The Art of Showing Up: How to Build Habits That Actually Stick
- Cary Lam
- Sep 25
- 4 min read

When determining the size or complexity of a new habit, ask yourself a simple but powerful question: What can I stick to — even on my worst day?
That question is the gateway to lasting change. It’s easy to set big goals when we’re feeling motivated. You might imagine yourself running five miles every morning, meditating for an hour, or writing a chapter of your book each night. But here’s the problem: life doesn’t always cooperate. There will be days when you’re tired, stressed, short on time, or simply not in the mood. If your new habit only works when the stars align, it’s not a habit — it’s a fantasy.
The secret is to start small. Start with the version of the habit that feels almost laughably easy. Then master the art of showing up, no matter what. From there, you can build momentum, confidence, and resilience. And eventually, you’ll find yourself advancing naturally to the bigger goals you once dreamed of.
Why “Worst-Day Habits” Work
Think about the last time you tried to create a new routine. Chances are, you started with enthusiasm. For a few days, maybe even a week, you stick with it. But then came a stressful work deadline, a family obligation, or just a dip in motivation. Suddenly, the habit felt overwhelming. You skipped a day. Then another. And soon the routine was abandoned altogether.
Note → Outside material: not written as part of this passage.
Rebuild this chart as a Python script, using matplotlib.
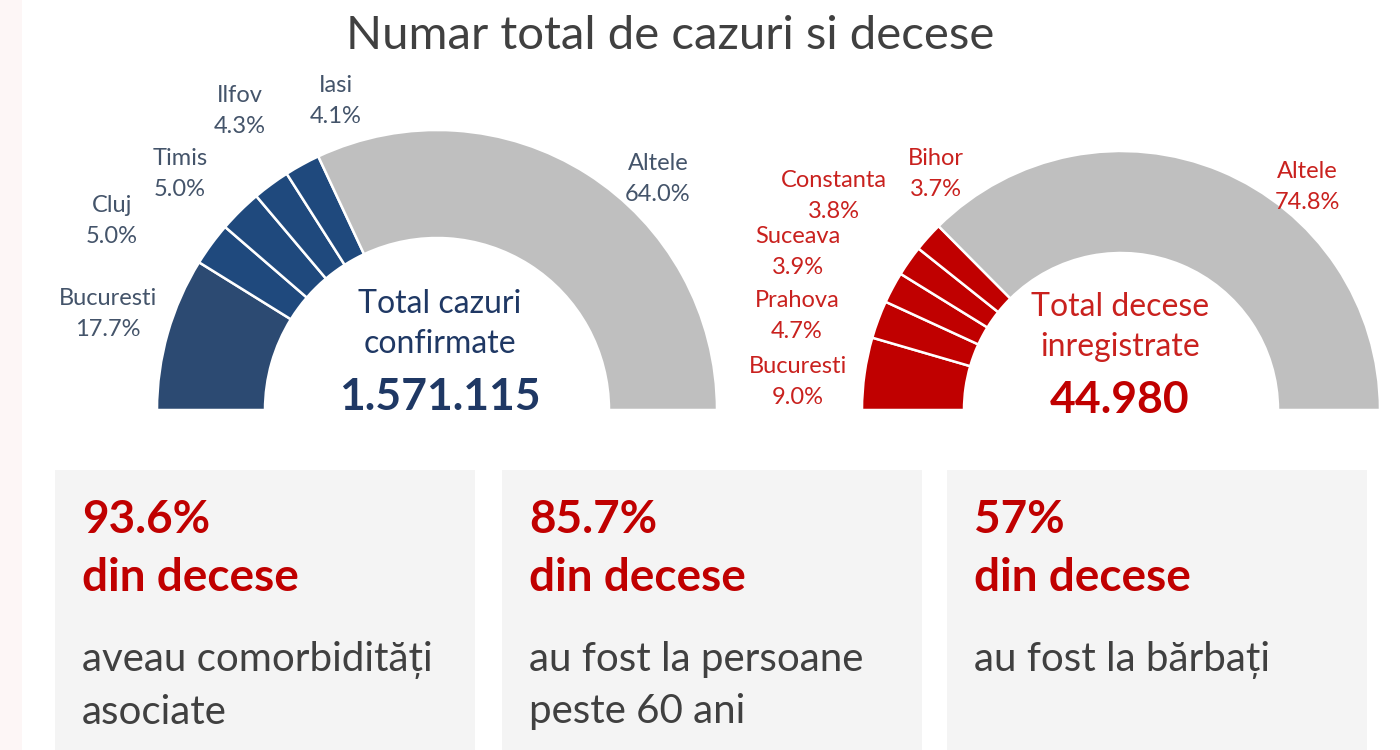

By contrast, worst-day habits are designed to survive. If your habit is to do 10 push-ups, you can probably manage even when you’re busy or exhausted. If your habit is to write one sentence in your journal, you can do it even when you’re uninspired. These micro-commitments lower the barrier to entry so drastically that excuses lose their power.
Consistency beats intensity. A single 30-minute workout does less for your long-term health than a daily 5-minute routine you actually sustain. A sentence a day eventually turns into pages, chapters, even books — but only if you keep showing up.
Mastering the Art of Showing Up
The first milestone in habit formation isn’t perfection. Its presence.
When you “show up,” you cast a vote for the identity you’re trying to build. Even if the action is small, the signal is clear: I’m the type of person who does this. Once that identity takes root, missing a habit feels out of character, and your brain starts to nudge you back on track.
Here are a few strategies to help you master the art of showing up:
1. Shrink the habit until it’s impossible to fail. Want to floss? Start with one tooth. Want to read more? Open the book and read a single paragraph. The absurdly easy starting point removes resistance.
2. Anchor habits to existing routines.Instead of hoping you’ll “find time,” attach your new habit to something you already do daily. Example: “After I pour my morning coffee, I’ll meditate for one minute.”
3. Celebrate the win, no matter how small. When you keep your promise to yourself, acknowledge it. A small mental pat on the back reinforces the behaviour and makes you more likely to repeat it.
4. Use habit tracking. Marking an X on a calendar or checking a box on an app gives you a visual streak of success. Breaking the chain becomes harder than keeping it going.
The Natural Advance
Once you’ve built a foundation of consistency, something magical happens. You no longer need to force progress. You start to crave it.
A person who commits to just putting on their running shoes every morning eventually thinks, well, since I’m already in my shoes, I may as well jog around the block. That block becomes a mile, then three, then ten. The habit expands organically because you’ve removed the hardest part — starting.
This is where “advancing” comes in. Not because you demanded it of yourself on day one, but because consistency gave birth to momentum.
Why Patience Pays Off
We live in a culture that glorifies overnight success and “life hacks.” But real growth is less about hacking and more about planting. Habits are seeds. You don’t dig them up every day to check if they’re growing. You water them, give them light, and trust the process.
A small daily habit might feel insignificant now, but over months and years, the compound effect is astonishing. One push-up becomes strength. One minute of meditation becomes clarity. One paragraph becomes an author’s career.
The irony is that trying to start big often delays progress, while starting small accelerates it. Because small is sustainable. Small survives your worst day.
Final Thought
The next time you want to build a habit, resist the temptation to go big right away. Instead, ask yourself: What’s the smallest version of this habit I can commit to, even on my worst day?
Start there. Master the art of showing up. Trust that once you’ve laid the foundation, advancement will take care of itself.
Because habits aren’t built in grand gestures. They’re built in quiet, consistent moments — the ones when no one else is watching, but you showed up anyway.